**Do this**. Leave out every picture, then transcribe the rest of the listing exactly.
##### Supplied material #####
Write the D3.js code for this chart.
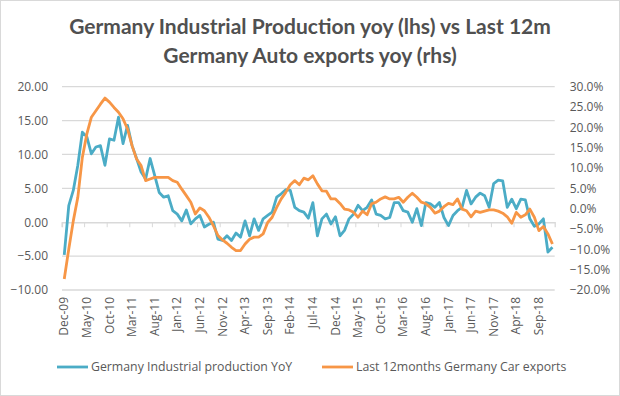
<!DOCTYPE html>
<html><head><meta charset="utf-8">
<script src="https://cdn.jsdelivr.net/npm/d3@7"></script>
<style>body{margin:0;background:#fff}svg{display:block}</style>
</head><body><svg id="c" width="620" height="396"></svg>
<script>
const startYear = 2009, startMonth = 11; // Dec-09
const ipYoY = [-4.8,2.45,4.7,8.4,13.3,12.6,10.1,11.1,11.3,8.4,12.3,12.1,15.5,11.6,14.3,11.3,9.4,7.4,6.4,9.4,6.9,4.4,3.7,3.9,1.7,1.2,0.2,1.8,-0.25,0.5,1.0,-0.7,-0.3,0.0,-2.5,-2.7,-2.0,-2.7,-1.6,-2.2,0.2,-2.0,0.5,-1.2,0.5,1.0,1.5,3.7,4.2,4.8,4.7,2.2,1.7,1.5,0.6,2.9,-2.0,0.5,1.2,-0.25,0.8,-2.0,-1.2,0.5,1.2,2.5,1.7,2.2,3.3,1.2,1.0,0.5,0.7,2.9,2.9,1.7,1.5,0.0,2.0,-0.5,2.9,2.7,2.2,2.9,0.7,-0.5,1.0,1.7,2.2,4.7,2.7,3.7,4.3,3.9,2.2,5.7,6.2,6.1,2.2,3.4,2.0,3.4,3.3,0.5,-0.6,-0.25,0.5,-4.4,-3.7];
const carExports = [-17.3,-9.9,-3.0,2.8,12.6,18.4,22.5,24.1,25.7,27.2,26.2,24.9,23.7,22.1,19.6,15.5,12.2,10.6,6.9,7.3,7.7,7.7,7.7,7.7,6.9,6.5,4.8,3.2,1.6,-1.3,0.2,-0.5,-2.1,-4.2,-6.6,-7.7,-8.5,-9.5,-10.3,-10.3,-8.7,-7.5,-7.0,-7.0,-6.2,-3.4,-2.1,0.3,2.4,4.0,5.9,6.9,5.9,7.5,7.1,8.1,6.1,4.4,4.3,2.4,2.4,1.3,-0.1,-0.3,-0.9,-2.1,-0.6,-1.5,1.2,1.6,2.4,2.9,2.4,2.4,2.8,1.6,2.8,3.8,2.8,1.6,1.2,0.3,-1.1,-0.6,0.5,1.3,1.0,2.4,-0.1,-0.5,-2.0,-0.6,-0.9,-0.6,-0.3,-0.3,-0.6,-1.1,-2.0,-3.6,-0.9,-2.1,-1.5,-0.1,-2.1,-5.4,-4.4,-6.2,-8.7];
const leftTicks = [20,15,10,5,0,-5,-10];
const rightTicks = [30,25,20,15,10,5,0,-5,-10,-15,-20];
const titleLines = ["Germany Industrial Production yoy (lhs) vs Last 12m","Germany Auto exports yoy (rhs)"];
const seriesNames = ["Germany  Industrial production YoY","Last 12months Germany Car exports"];
const mon = ["Jan","Feb","Mar","Apr","May","Jun","Jul","Aug","Sep","Oct","Nov","Dec"];
const categories = ipYoY.map((_,i)=>{const m=startMonth+i;const y=startYear+Math.floor(m/12);return mon[m%12]+"-"+String(y%100).padStart(2,"0");});

const svg = d3.select("#c");
const font = "'Open Sans', 'Liberation Sans', sans-serif";
const gray = "#595959";
svg.append("rect").attr("x",0.5).attr("y",0.5).attr("width",619).attr("height",395).attr("fill","#fff").attr("stroke","#d9d9d9");

const L=62, R=554.7, T=86.7, B=290;
const x = d3.scaleBand().domain(categories).range([L,R]);
const yL = d3.scaleLinear().domain([-10,20]).range([B,T]);
const yR = d3.scaleLinear().domain([-20,30]).range([B,T]);

// title
svg.append("g").selectAll("text").data(titleLines).join("text")
  .attr("x",310).attr("y",(d,i)=>34+i*29).attr("text-anchor","middle")
  .attr("font-family","Lato, 'Open Sans', sans-serif").attr("font-weight","bold").attr("font-size",21)
  .attr("fill","#505050").text(d=>d);

// gridlines
svg.append("g").selectAll("line").data(leftTicks.filter(d=>d!==0)).join("line")
  .attr("x1",L).attr("x2",R).attr("y1",d=>yL(d)).attr("y2",d=>yL(d))
  .attr("stroke","#d9d9d9").attr("stroke-width",1.3);

// left axis labels
const gl = svg.append("g").attr("transform",`translate(${L},0)`)
  .call(d3.axisLeft(yL).tickValues(leftTicks).tickSize(0).tickPadding(14).tickFormat(d3.format(".2f")));
gl.select(".domain").remove();
gl.selectAll("text").attr("font-family",font).attr("font-size",12).attr("fill",gray);

// right axis labels
const gr = svg.append("g").attr("transform",`translate(${R},0)`)
  .call(d3.axisRight(yR).tickValues(rightTicks).tickSize(0).tickPadding(15).tickFormat(d=>d3.format(".1f")(d)+"%"));
gr.select(".domain").remove();
gr.selectAll("text").attr("font-family",font).attr("font-size",12).attr("fill",gray);

// zero axis line with ticks
const tickCats = categories.filter((d,i)=>i%5===0);
const gz = svg.append("g").attr("transform",`translate(0,${yL(0)})`)
  .call(d3.axisBottom(x).tickValues(tickCats).tickSize(5).tickFormat(""));
gz.select(".domain").attr("stroke","#d9d9d9").attr("stroke-width",1.3);
gz.selectAll(".tick line").attr("stroke","#d9d9d9").attr("transform",`translate(${-x.bandwidth()/2},0)`);

// x labels at bottom
const gx = svg.append("g").attr("transform",`translate(0,${B})`)
  .call(d3.axisBottom(x).tickValues(tickCats).tickSize(0).tickFormat(d=>d));
gx.select(".domain").remove();
gx.selectAll("text").attr("font-family",font).attr("font-size",12).attr("fill",gray)
  .attr("transform","rotate(-90)").attr("text-anchor","end").attr("dy","0.35em").attr("y",0).attr("x",0)
  .attr("dx",-7);

// lines
const cx = d=>x(d)+x.bandwidth()/2;
const lineL = d3.line().x((d,i)=>cx(categories[i])).y(d=>yL(d));
const lineR = d3.line().x((d,i)=>cx(categories[i])).y(d=>yR(d));
svg.append("path").datum(ipYoY).attr("d",lineL).attr("fill","none").attr("stroke","#4bacc6").attr("stroke-width",2.8).attr("stroke-linejoin","round");
svg.append("path").datum(carExports).attr("d",lineR).attr("fill","none").attr("stroke","#f79646").attr("stroke-width",2.8).attr("stroke-linejoin","round");

// legend
const leg = [{n:seriesNames[0],c:"#4bacc6",x:57},{n:seriesNames[1],c:"#f79646",x:322}];
const lg = svg.append("g").selectAll("g").data(leg).join("g").attr("transform",d=>`translate(${d.x},367)`);
lg.append("line").attr("x1",0).attr("x2",31).attr("stroke",d=>d.c).attr("stroke-width",2.8);
lg.append("text").attr("x",34).attr("dy","0.35em").attr("font-family",font).attr("font-size",12.3).attr("fill",gray).text(d=>d.n);
</script></body></html>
#####
**Task solution**.
Write the D3.js code for this chart.
<!DOCTYPE html>
<html><head><meta charset="utf-8">
<script src="https://cdn.jsdelivr.net/npm/d3@7"></script>
<style>body{margin:0;background:#fff}svg{display:block}</style>
</head><body><svg id="c" width="620" height="396"></svg>
<script>
const startYear = 2009, startMonth = 11; // Dec-09
const ipYoY = [-4.8,2.45,4.7,8.4,13.3,12.6,10.1,11.1,11.3,8.4,12.3,12.1,15.5,11.6,14.3,11.3,9.4,7.4,6.4,9.4,6.9,4.4,3.7,3.9,1.7,1.2,0.2,1.8,-0.25,0.5,1.0,-0.7,-0.3,0.0,-2.5,-2.7,-2.0,-2.7,-1.6,-2.2,0.2,-2.0,0.5,-1.2,0.5,1.0,1.5,3.7,4.2,4.8,4.7,2.2,1.7,1.5,0.6,2.9,-2.0,0.5,1.2,-0.25,0.8,-2.0,-1.2,0.5,1.2,2.5,1.7,2.2,3.3,1.2,1.0,0.5,0.7,2.9,2.9,1.7,1.5,0.0,2.0,-0.5,2.9,2.7,2.2,2.9,0.7,-0.5,1.0,1.7,2.2,4.7,2.7,3.7,4.3,3.9,2.2,5.7,6.2,6.1,2.2,3.4,2.0,3.4,3.3,0.5,-0.6,-0.25,0.5,-4.4,-3.7];
const carExports = [-17.3,-9.9,-3.0,2.8,12.6,18.4,22.5,24.1,25.7,27.2,26.2,24.9,23.7,22.1,19.6,15.5,12.2,10.6,6.9,7.3,7.7,7.7,7.7,7.7,6.9,6.5,4.8,3.2,1.6,-1.3,0.2,-0.5,-2.1,-4.2,-6.6,-7.7,-8.5,-9.5,-10.3,-10.3,-8.7,-7.5,-7.0,-7.0,-6.2,-3.4,-2.1,0.3,2.4,4.0,5.9,6.9,5.9,7.5,7.1,8.1,6.1,4.4,4.3,2.4,2.4,1.3,-0.1,-0.3,-0.9,-2.1,-0.6,-1.5,1.2,1.6,2.4,2.9,2.4,2.4,2.8,1.6,2.8,3.8,2.8,1.6,1.2,0.3,-1.1,-0.6,0.5,1.3,1.0,2.4,-0.1,-0.5,-2.0,-0.6,-0.9,-0.6,-0.3,-0.3,-0.6,-1.1,-2.0,-3.6,-0.9,-2.1,-1.5,-0.1,-2.1,-5.4,-4.4,-6.2,-8.7];
const leftTicks = [20,15,10,5,0,-5,-10];
const rightTicks = [30,25,20,15,10,5,0,-5,-10,-15,-20];
const titleLines = ["Germany Industrial Production yoy (lhs) vs Last 12m","Germany Auto exports yoy (rhs)"];
const seriesNames = ["Germany  Industrial production YoY","Last 12months Germany Car exports"];
const mon = ["Jan","Feb","Mar","Apr","May","Jun","Jul","Aug","Sep","Oct","Nov","Dec"];
const categories = ipYoY.map((_,i)=>{const m=startMonth+i;const y=startYear+Math.floor(m/12);return mon[m%12]+"-"+String(y%100).padStart(2,"0");});

const svg = d3.select("#c");
const font = "'Open Sans', 'Liberation Sans', sans-serif";
const gray = "#595959";
svg.append("rect").attr("x",0.5).attr("y",0.5).attr("width",619).attr("height",395).attr("fill","#fff").attr("stroke","#d9d9d9");

const L=62, R=554.7, T=86.7, B=290;
const x = d3.scaleBand().domain(categories).range([L,R]);
const yL = d3.scaleLinear().domain([-10,20]).range([B,T]);
const yR = d3.scaleLinear().domain([-20,30]).range([B,T]);

// title
svg.append("g").selectAll("text").data(titleLines).join("text")
  .attr("x",310).attr("y",(d,i)=>34+i*29).attr("text-anchor","middle")
  .attr("font-family","Lato, 'Open Sans', sans-serif").attr("font-weight","bold").attr("font-size",21)
  .attr("fill","#505050").text(d=>d);

// gridlines
svg.append("g").selectAll("line").data(leftTicks.filter(d=>d!==0)).join("line")
  .attr("x1",L).attr("x2",R).attr("y1",d=>yL(d)).attr("y2",d=>yL(d))
  .attr("stroke","#d9d9d9").attr("stroke-width",1.3);

// left axis labels
const gl = svg.append("g").attr("transform",`translate(${L},0)`)
  .call(d3.axisLeft(yL).tickValues(leftTicks).tickSize(0).tickPadding(14).tickFormat(d3.format(".2f")));
gl.select(".domain").remove();
gl.selectAll("text").attr("font-family",font).attr("font-size",12).attr("fill",gray);

// right axis labels
const gr = svg.append("g").attr("transform",`translate(${R},0)`)
  .call(d3.axisRight(yR).tickValues(rightTicks).tickSize(0).tickPadding(15).tickFormat(d=>d3.format(".1f")(d)+"%"));
gr.select(".domain").remove();
gr.selectAll("text").attr("font-family",font).attr("font-size",12).attr("fill",gray);

// zero axis line with ticks
const tickCats = categories.filter((d,i)=>i%5===0);
const gz = svg.append("g").attr("transform",`translate(0,${yL(0)})`)
  .call(d3.axisBottom(x).tickValues(tickCats).tickSize(5).tickFormat(""));
gz.select(".domain").attr("stroke","#d9d9d9").attr("stroke-width",1.3);
gz.selectAll(".tick line").attr("stroke","#d9d9d9").attr("transform",`translate(${-x.bandwidth()/2},0)`);

// x labels at bottom
const gx = svg.append("g").attr("transform",`translate(0,${B})`)
  .call(d3.axisBottom(x).tickValues(tickCats).tickSize(0).tickFormat(d=>d));
gx.select(".domain").remove();
gx.selectAll("text").attr("font-family",font).attr("font-size",12).attr("fill",gray)
  .attr("transform","rotate(-90)").attr("text-anchor","end").attr("dy","0.35em").attr("y",0).attr("x",0)
  .attr("dx",-7);

// lines
const cx = d=>x(d)+x.bandwidth()/2;
const lineL = d3.line().x((d,i)=>cx(categories[i])).y(d=>yL(d));
const lineR = d3.line().x((d,i)=>cx(categories[i])).y(d=>yR(d));
svg.append("path").datum(ipYoY).attr("d",lineL).attr("fill","none").attr("stroke","#4bacc6").attr("stroke-width",2.8).attr("stroke-linejoin","round");
svg.append("path").datum(carExports).attr("d",lineR).attr("fill","none").attr("stroke","#f79646").attr("stroke-width",2.8).attr("stroke-linejoin","round");

// legend
const leg = [{n:seriesNames[0],c:"#4bacc6",x:57},{n:seriesNames[1],c:"#f79646",x:322}];
const lg = svg.append("g").selectAll("g").data(leg).join("g").attr("transform",d=>`translate(${d.x},367)`);
lg.append("line").attr("x1",0).attr("x2",31).attr("stroke",d=>d.c).attr("stroke-width",2.8);
lg.append("text").attr("x",34).attr("dy","0.35em").attr("font-family",font).attr("font-size",12.3).attr("fill",gray).text(d=>d.n);
</script></body></html>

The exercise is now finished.